Je termine ce mois-ci la lecture de la Bible Osty, avec les prophètes, conformément au bréviaire. Il y a un certain temps que je n’en avais pas parlé, mais je ne peux pas passer mon temps à relever toutes les incongruités, et les invraisemblables inventions, du chanoine. Mais là je ne peux pas laisser passer cet attentat antichrétien. Au chapitre 47 d’Ezéchiel, cette sublime vision du Temple d’où jaillit la source qui va féconder le nouvelle terre promise, Osty termine ainsi le verset 2 : « et voici que de l’eau ruisselait du coté méridional ».
En latin c’est : « a latere dextro ». C’est ce que l’on chante avant chaque messe au temps pascal, à l’aspersion d’eau bénite : « Vidi aquam egredientem de templo a latere dextro, alléluia », j’ai vu l’eau qui sortait du temple, du côté droit, et tous ceux à qui arrivait cette eau étaient sauvés et disaient alléluia, alléluia. Car il s’agit de l’eau qui sort du côté droit du Christ en Croix, l’eau du baptême.
Si l’on parle de l’eau qui « ruisselle du côté méridional », on supprime toute référence possible à l’évangile de saint Jean, et l’on insulte (une fois de plus) la liturgie et toute la tradition latine.
Et pas seulement. Car il se trouve que le grec dit lui aussi : « du côté droit », bien évidemment, puisqu’il s’agit clairement d’une prophétie de l’évangile écrit en grec. Mais le plus fort est que le texte massorétique, le texte hébreu sacro-saint des exégètes modernes, dit lui aussi : « du côté droit ». Sans aucune ambiguïté.
La seule autre traduction qui parle du « côté méridional » est la Bible Pirot-Clamer. Elle dit exactement : « et voici, les eaux ruisselaient du mur méridional ». Là, non seulement on remplace « droit » par « méridional », mais on remplace même « côté » par « mur »… Alors qu’il s’agit de la porte…
Pourquoi « méridional » ? On vous explique : le prophète, dit le texte, est placé devant le Temple, à l’ouest : le Temple, devant lui, est à l’est. DONC ce que vous voyez à droite est au sud…
Sic.
Voilà comment d’une façon qu’on croit magnifiquement subtile et intelligente, on détruit une réellement magnifique et subtile prophétie.

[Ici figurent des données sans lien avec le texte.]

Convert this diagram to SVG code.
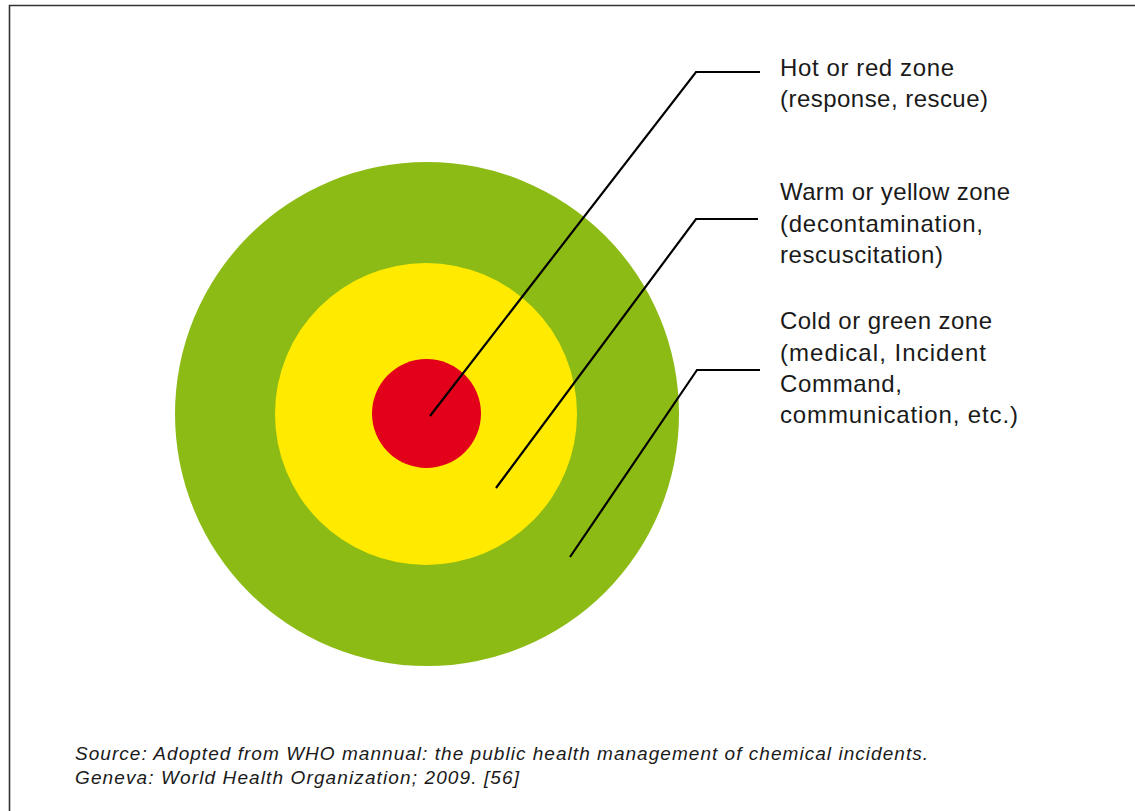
<svg xmlns="http://www.w3.org/2000/svg" width="1135" height="811" viewBox="0 0 1135 811">
<style>
.lbl{font-family:"Liberation Sans",Arial,sans-serif;font-size:24px;fill:#1a1a1a}
.src{font-family:"Liberation Sans",Arial,sans-serif;font-size:19px;font-style:italic;fill:#1a1a1a}
.ln{fill:none;stroke:#000;stroke-width:2.2}
</style>
<rect width="1135" height="811" fill="#fff"/>
<path d="M9.5,811 V5.5 H1135" fill="none" stroke="#333" stroke-width="1.6"/>
<g id="green-zone"><circle cx="427" cy="414" r="252" fill="#8DBB15"/></g>
<g id="yellow-zone"><circle cx="426" cy="414" r="151" fill="#FFEA00"/></g>
<g id="red-zone"><circle cx="426.5" cy="413.5" r="54.5" fill="#E2001A"/></g>
<g id="connectors">
<polyline class="ln" points="430,416 696,72 760,72"/>
<polyline class="ln" points="496,488 696,219 758,219"/>
<polyline class="ln" points="570,557 697,370 760,370"/>
</g>
<g id="label-hot">
<text class="lbl" x="780" y="76" textLength="174" lengthAdjust="spacing">Hot or red zone</text>
<text class="lbl" x="780" y="107" textLength="208" lengthAdjust="spacing">(response, rescue)</text>
</g>
<g id="label-warm">
<text class="lbl" x="780" y="200" textLength="230" lengthAdjust="spacing">Warm or yellow zone</text>
<text class="lbl" x="780" y="232" textLength="203" lengthAdjust="spacing">(decontamination,</text>
<text class="lbl" x="780" y="263" textLength="163" lengthAdjust="spacing">rescuscitation)</text>
</g>
<g id="label-cold">
<text class="lbl" x="780" y="329" textLength="212" lengthAdjust="spacing">Cold or green zone</text>
<text class="lbl" x="780" y="361" textLength="206" lengthAdjust="spacing">(medical, Incident</text>
<text class="lbl" x="780" y="392" textLength="122" lengthAdjust="spacing">Command,</text>
<text class="lbl" x="780" y="423" textLength="238" lengthAdjust="spacing">communication, etc.)</text>
</g>
<g id="source">
<text class="src" x="75" y="760" textLength="853" lengthAdjust="spacing">Source: Adopted from WHO mannual: the public health management of chemical incidents.</text>
<text class="src" x="75" y="784" textLength="444" lengthAdjust="spacing">Geneva: World Health Organization; 2009. [56]</text>
</g>
</svg>
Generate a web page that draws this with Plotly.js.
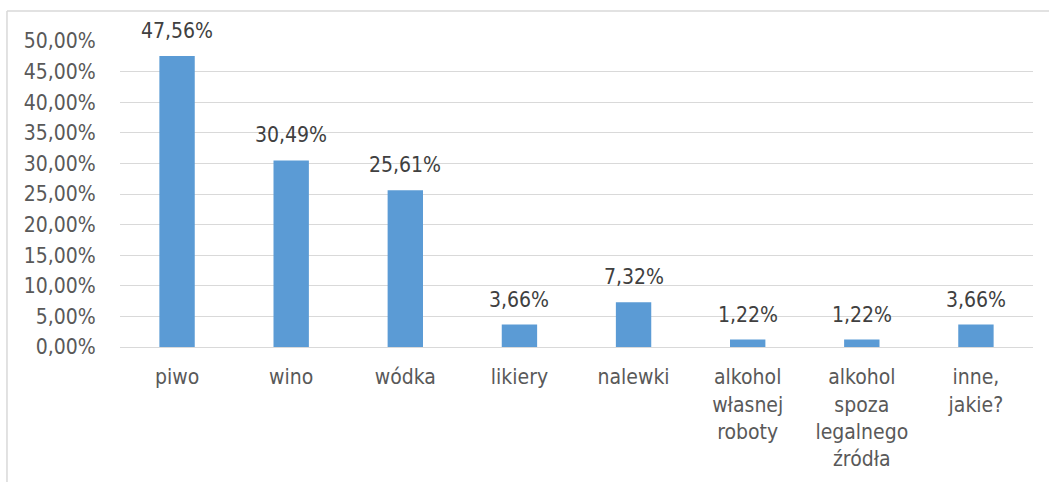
<!DOCTYPE html>
<html><head><meta charset="utf-8">
<script src="https://cdn.plot.ly/plotly-3.0.1.min.js"></script>
<style>html,body{margin:0;padding:0;background:#fff}#c{width:1049px;height:482px}</style>
</head><body><div id="c"></div>
<script>
const categories = ["piwo","wino","wódka","likiery","nalewki","alkohol<br>własnej<br>roboty","alkohol<br>spoza<br>legalnego<br>źródła","inne,<br>jakie?"];
const values = [47.56,30.49,25.61,3.66,7.32,1.22,1.22,3.66];
const labels = ["47,56%","30,49%","25,61%","3,66%","7,32%","1,22%","1,22%","3,66%"];
const tickVals = [0,5,10,15,20,25,30,35,40,45,50];
const tickText = ["0,00%","5,00%","10,00%","15,00%","20,00%","25,00%","30,00%","35,00%","40,00%","45,00%","50,00%"];
const font = "DejaVu Sans Condensed, sans-serif";
const annotations = categories.map((c,i)=>({
  x:c, y:values[i], text:labels[i], xref:'x', yref:'y', showarrow:false,
  yanchor:'bottom', xanchor:'center', yshift:11,
  font:{family:font,size:21,color:'#404040'}
}));
Plotly.newPlot('c',[{
  type:'bar', x:categories, y:values,
  marker:{color:'#5B9BD5'}, hoverinfo:'none'
}],{
  width:1049,height:482,
  margin:{l:120,r:16,t:41,b:135},
  paper_bgcolor:'#fff',plot_bgcolor:'#fff',
  bargap:0.69, showlegend:false,
  xaxis:{tickfont:{family:font,size:21,color:'#595959'},showline:true,linecolor:'#d9d9d9',linewidth:1,
    ticks:'outside',ticklen:11,tickcolor:'rgba(0,0,0,0)',fixedrange:true,automargin:false},
  yaxis:{range:[0,50],tickvals:tickVals,ticktext:tickText,tickfont:{family:font,size:21,color:'#595959'},
    gridcolor:'#d9d9d9',gridwidth:1,zeroline:false,showline:false,ticks:'outside',ticklen:19,tickcolor:'rgba(0,0,0,0)',
    fixedrange:true,automargin:false},
  font:{family:font},
  annotations:annotations,
  shapes:[
    {type:'line',xref:'paper',yref:'paper',x0:-0.1238,x1:1.02,y0:1.098,y1:1.098,line:{color:'#d9d9d9',width:1.5}},
    {type:'line',xref:'paper',yref:'paper',x0:-0.1238,x1:-0.1238,y0:1.098,y1:-0.45,line:{color:'#d9d9d9',width:1.5}}
  ]
},{staticPlot:true});
</script></body></html>
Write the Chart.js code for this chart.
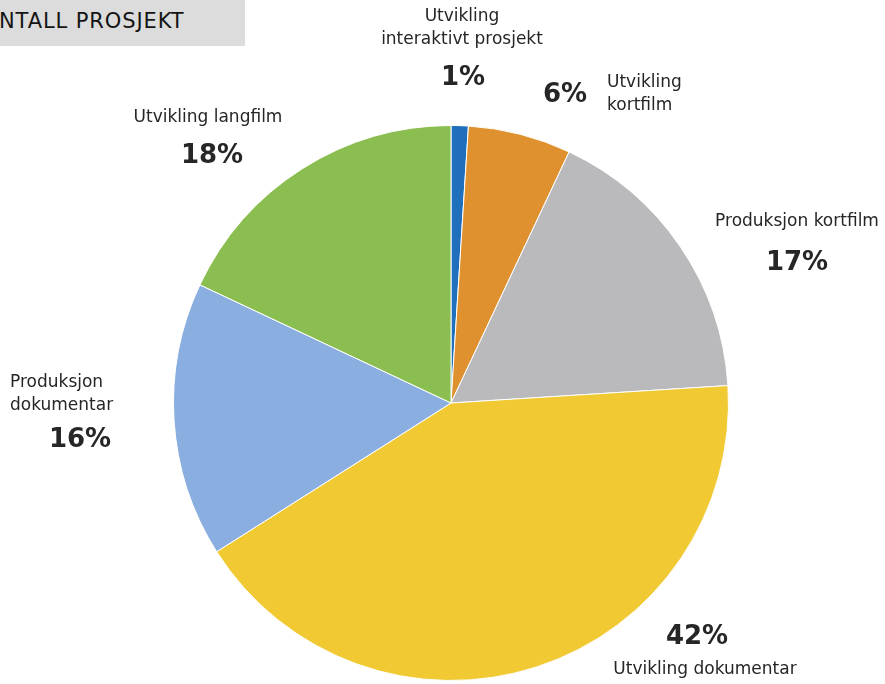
<!DOCTYPE html>
<html>
<head>
<meta charset="utf-8">
<script src="https://cdn.jsdelivr.net/npm/chart.js@4"></script>
<style>
  html, body { margin: 0; padding: 0; background: #fff; }
  #wrap { position: relative; width: 885px; height: 684px; }
  #title {
    position: absolute; left: 0; top: 0; width: 245px; height: 46px;
    background: #dcdcdc; overflow: hidden;
  }
  #title span {
    position: absolute; left: -1px; top: 9px;
    font: normal 21px "DejaVu Sans", sans-serif; color: #141414; letter-spacing: 0.9px;
  }
</style>
</head>
<body>
<div id="wrap">
  <canvas id="pie" width="885" height="684"></canvas>
  <div id="title"><span>NTALL PROSJEKT</span></div>
</div>
<script>
var categories = [
  'Utvikling interaktivt prosjekt',
  'Utvikling kortfilm',
  'Produksjon kortfilm',
  'Utvikling dokumentar',
  'Produksjon dokumentar',
  'Utvikling langfilm'
];
var shares = [1, 6, 17, 42, 16, 18];
var colours = ['#1f6fbd', '#e0912f', '#bababd', '#f0c933', '#8aaedf', '#8bbe50'];

// label text lines and where they go (name lines, then the percent)
var labelSpots = [
  { name: ['Utvikling', 'interaktivt prosjekt'], nx: 462, ny: 17, align: 'center', px: 463, py: 78 },
  { name: ['Utvikling', 'kortfilm'], nx: 607, ny: 83, align: 'left', px: 565, py: 95 },
  { name: ['Produksjon kortfilm'], nx: 797, ny: 222, align: 'center', px: 797, py: 263 },
  { name: ['Utvikling dokumentar'], nx: 705, ny: 670, align: 'center', px: 697, py: 637 },
  { name: ['Produksjon', 'dokumentar'], nx: 10, ny: 383, align: 'left', px: 80, py: 440 },
  { name: ['Utvikling langfilm'], nx: 208, ny: 118, align: 'center', px: 212, py: 156 }
];

var labelPlugin = {
  id: 'sliceLabels',
  afterDraw: function(chart) {
    var ctx = chart.ctx;
    var vals = chart.data.datasets[0].data;
    ctx.save();
    ctx.fillStyle = '#262626';
    ctx.textBaseline = 'middle';
    labelSpots.forEach(function(s, i) {
      ctx.font = '17px "DejaVu Sans", sans-serif';
      ctx.textAlign = s.align;
      s.name.forEach(function(line, k) {
        ctx.fillText(line, s.nx, s.ny + k * 23);
      });
      ctx.font = 'bold 26px "DejaVu Sans", sans-serif';
      ctx.textAlign = 'center';
      ctx.fillText(vals[i] + '%', s.px, s.py);
    });
    ctx.restore();
  }
};

new Chart(document.getElementById('pie'), {
  type: 'pie',
  data: {
    labels: categories,
    datasets: [{
      data: shares,
      backgroundColor: colours,
      borderColor: '#ffffff',
      borderWidth: 1
    }]
  },
  options: {
    responsive: false,
    animation: false,
    layout: { padding: { left: 173, right: 156, top: 125, bottom: 3 } },
    plugins: {
      legend: { display: false },
      tooltip: { enabled: false }
    }
  },
  plugins: [labelPlugin]
});
</script>
</body>
</html>
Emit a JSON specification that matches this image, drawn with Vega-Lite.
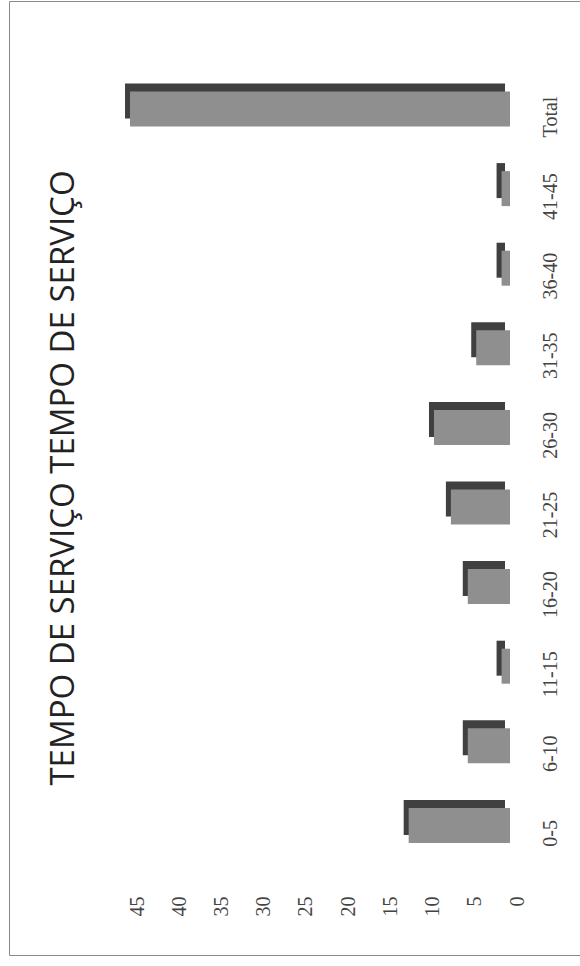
{
  "$schema": "https://vega.github.io/schema/vega-lite/v6.json",
  "width": 571,
  "height": 954,
  "autosize": {"type": "none"},
  "padding": {"left": 9, "top": 1, "right": 0, "bottom": 11},
  "background": "white",
  "title": {
    "text": "TEMPO DE SERVIÇO TEMPO DE SERVIÇO",
    "orient": "left",
    "anchor": "middle",
    "offset": -72,
    "font": "Open Sans",
    "fontSize": 33,
    "fontWeight": "normal",
    "color": "#222222"
  },
  "data": {
    "values": [
      {"faixa": "0-5", "n": 12},
      {"faixa": "6-10", "n": 5},
      {"faixa": "11-15", "n": 1},
      {"faixa": "16-20", "n": 5},
      {"faixa": "21-25", "n": 7},
      {"faixa": "26-30", "n": 9},
      {"faixa": "31-35", "n": 4},
      {"faixa": "36-40", "n": 1},
      {"faixa": "41-45", "n": 1},
      {"faixa": "Total", "n": 45}
    ]
  },
  "encoding": {
    "y": {
      "field": "faixa",
      "type": "nominal",
      "sort": ["Total", "41-45", "36-40", "31-35", "26-30", "21-25", "16-20", "11-15", "6-10", "0-5"],
      "scale": {"paddingInner": 0.015, "paddingOuter": 1, "align": 0.407},
      "axis": {
        "orient": "right",
        "title": null,
        "domain": false,
        "ticks": false,
        "grid": false,
        "labelAngle": 270,
        "labelAlign": "center",
        "labelBaseline": "top",
        "labelPadding": 0,
        "offset": -40,
        "labelOffset": 12,
        "labelFont": "Liberation Serif",
        "labelFontSize": 20,
        "labelColor": "#444444"
      }
    },
    "x": {
      "field": "n",
      "type": "quantitative",
      "scale": {"domain": [-7.46, 60.16], "reverse": true, "nice": false, "zero": false},
      "axis": {
        "orient": "bottom",
        "title": null,
        "values": [0, 5, 10, 15, 20, 25, 30, 35, 40, 45],
        "domain": false,
        "ticks": false,
        "grid": false,
        "labelFlush": false,
        "labelAngle": 270,
        "labelAlign": "right",
        "labelBaseline": "middle",
        "labelPadding": 0,
        "offset": -59,
        "labelFont": "Liberation Serif",
        "labelFontSize": 20,
        "labelColor": "#444444"
      }
    }
  },
  "layer": [
    {"mark": {"type": "bar", "height": 35, "color": "#404040", "xOffset": -12, "yOffset": -4}},
    {"mark": {"type": "bar", "height": 35, "color": "#8f8f8f", "xOffset": -7, "yOffset": 4}}
  ],
  "config": {
    "view": {"stroke": "#8a8a8a", "strokeWidth": 1}
  }
}
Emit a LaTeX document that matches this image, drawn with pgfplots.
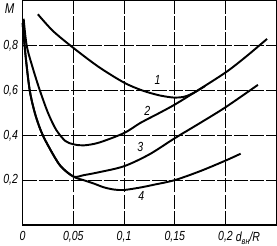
\documentclass[border=0pt]{standalone}
\usepackage{fontspec}
\setmainfont{Liberation Sans}[FakeStretch=0.8]
\usepackage{pgfplots}
\pgfplotsset{compat=1.18}
\begin{document}
\begin{tikzpicture}
\begin{axis}[
  width=250pt, height=221pt, scale only axis,
  xmin=0, xmax=0.25, ymin=0, ymax=1,
  xtick={0,0.05,0.1,0.15,0.2},
  xticklabels={0,{0,05},{0,1},{0,15},{0,2}},
  ytick={0.2,0.4,0.6,0.8},
  yticklabels={{0,2},{0,4},{0,6},{0,8}},
  major tick length=0pt,
  grid=major,
  major grid style={black, line width=0.7pt, dash pattern=on 14pt off 2pt},
  axis line style={line width=0.7pt},
  tick label style={font=\fontsize{13}{13}\selectfont\itshape},
  xticklabel style={yshift=-3pt},
  yticklabel style={xshift=-1pt},
  clip=false,
]
% curve 1
\addplot[black, line width=1.9pt, smooth] coordinates {
 (0.015,0.94) (0.03,0.865) (0.05,0.79) (0.075,0.705) (0.1,0.635)
 (0.118,0.6) (0.135,0.578) (0.15,0.568) (0.16,0.573) (0.169,0.59) (0.18,0.62)};
% curve 2
\addplot[black, line width=1.9pt, smooth] coordinates {
 (0.001,0.92) (0.004,0.8) (0.01,0.7) (0.017,0.6) (0.025,0.5) (0.033,0.425)
 (0.042,0.375) (0.05,0.36) (0.06,0.355) (0.075,0.367) (0.1,0.41) (0.116,0.455)
 (0.135,0.5) (0.15,0.537) (0.169,0.59) (0.2,0.68) (0.22,0.75) (0.241,0.83)};
% curve 3
\addplot[black, line width=1.9pt, smooth] coordinates {
 (0.0,0.9) (0.003,0.75) (0.007,0.6) (0.012,0.5) (0.018,0.42) (0.025,0.355)
 (0.037,0.265) (0.05,0.216) (0.06,0.222) (0.075,0.235) (0.1,0.262)
 (0.125,0.315) (0.15,0.387) (0.175,0.455) (0.2,0.525) (0.232,0.625)};
% curve 4
\addplot[black, line width=1.9pt, smooth] coordinates {
 (0.0,0.9) (0.003,0.75) (0.007,0.6) (0.012,0.5) (0.018,0.42) (0.025,0.355)
 (0.037,0.265) (0.05,0.216) (0.06,0.2) (0.07,0.185) (0.08,0.168) (0.09,0.158)
 (0.1,0.156) (0.116,0.167) (0.13,0.18) (0.15,0.2) (0.175,0.24) (0.2,0.287) (0.215,0.318)};
\draw[line width=1.6pt] (rel axis cs:0,1) -- (rel axis cs:0,0) -- (rel axis cs:1,0);
\node[font=\fontsize{13}{13}\selectfont\itshape] at (axis cs:0.133,0.645) {1};
\node[font=\fontsize{13}{13}\selectfont\itshape] at (axis cs:0.123,0.51) {2};
\node[font=\fontsize{13}{13}\selectfont\itshape] at (axis cs:0.116,0.35) {3};
\node[font=\fontsize{13}{13}\selectfont\itshape] at (axis cs:0.117,0.13) {4};
\node[font=\fontsize{14}{14}\selectfont\itshape, anchor=north east, inner sep=0pt] at (rel axis cs:0,1) [xshift=-8pt, yshift=-3pt] {M};
\node[font=\fontsize{13}{13}\selectfont\itshape, anchor=north west, inner sep=0pt] at (axis cs:0.2,0) [xshift=10pt, yshift=-7pt] {d\raisebox{-0.45ex}{\fontsize{9}{9}\selectfont вн}/R};
\end{axis}
\end{tikzpicture}
\end{document}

J’ajoute que le verbe « ruisseler », qu’on trouve tant chez Pirot-Clamer que chez Osty (et dans aucune autre traduction à ma connaissance) est une invention qui ne correspond pas au sens du texte, puisque cette eau devient aussitôt un grand fleuve qui irrigue tout le désert. Nul ne sait, aujourd’hui, ce que veut dire le verbe hébreu du texte massorétique, qui ne figure nulle part ailleurs. « Ruisseler » permet d’éloigner encore davantage toute référence au Christ en Croix. L’antienne pascale dit « egredientem », qui sortait. Le grec dit katéphéréto, qui veut dire proprement « se précipiter ». Le latin dit « redundantes », c’est-à-dire qui jaillissent, de façon « redondante ». On notera la traduction de Samuel Cahen, le premier à avoir traduit le texte massorétique en français : « et voici que les eaux venaient en abondance du côté droit ». En abondance, c’est bien dit, pour désigner l’eau qui sort du côté du Christ pour conférer le baptême, ce que Samuel Cahen hélas ne reconnut pas.